His interview with Augustus II at Rawa definitely settled his wavering mind. The pacta conventa, signed by the King of Poland when he ascended his throne, bound him to claim from the King of Sweden the territories which had formerly belonged to the republic of Poland. For this end the help of Denmark could be reckoned on. The Treaty of Roeskilde (1658), which had been forced on Frederick III, weighed heavily on his successors, and the eager glances fixed by the neighboring states on Holstein, after the death of Christian Albert, in 1694, threatened to end in quarrel. There were fair hopes, too, of the help of Brandenburg. When Sweden made alliance with Louis XIV and Madame de Maintenon, that country abandoned its historic position in Germany to Prussia. But Sweden still kept some footing, and was looked on as a rival.
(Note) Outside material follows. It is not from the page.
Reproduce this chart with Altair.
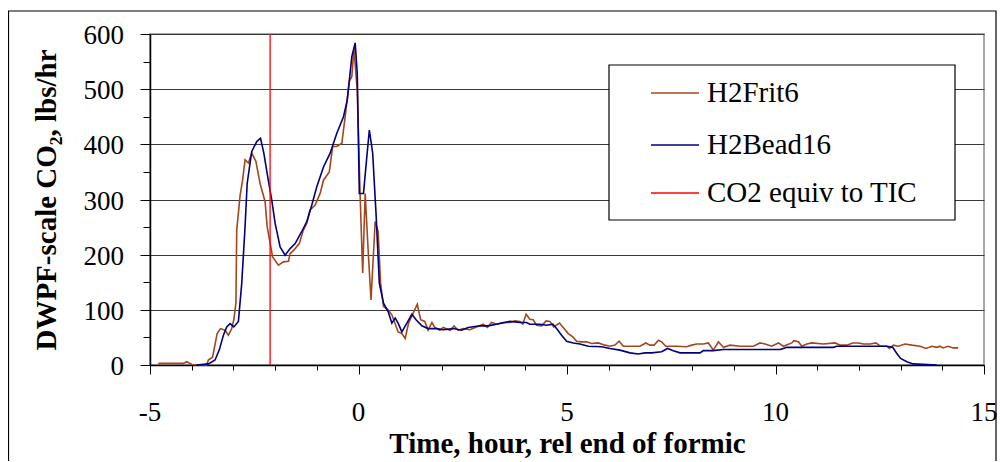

Further, Augustus had a personal charm for Peter sufficient in itself to prove how much simplicity, inexperience, and boyish thoughtlessness still existed in that half-polished mind. The Polish Sovereign, tall, strong, and handsome, an adept in all physical exercises, a great hunter, a hard drinker, and an indefatigable admirer of the fair sex, in whose person debauch of every kind took royal proportions, delighted the Czar and somewhat overawed him. He was more than inclined to think him a genius, and was quite ready to bind up his fortunes with his friend’s. At the end of four days of uninterrupted feasting, they had agreed on the division of the spoils of Sweden, and had made a preliminary exchange of arms and clothing. The Czar appeared at Moscow a few weeks later wearing the King of Poland’s waistcoat and belted with his sword.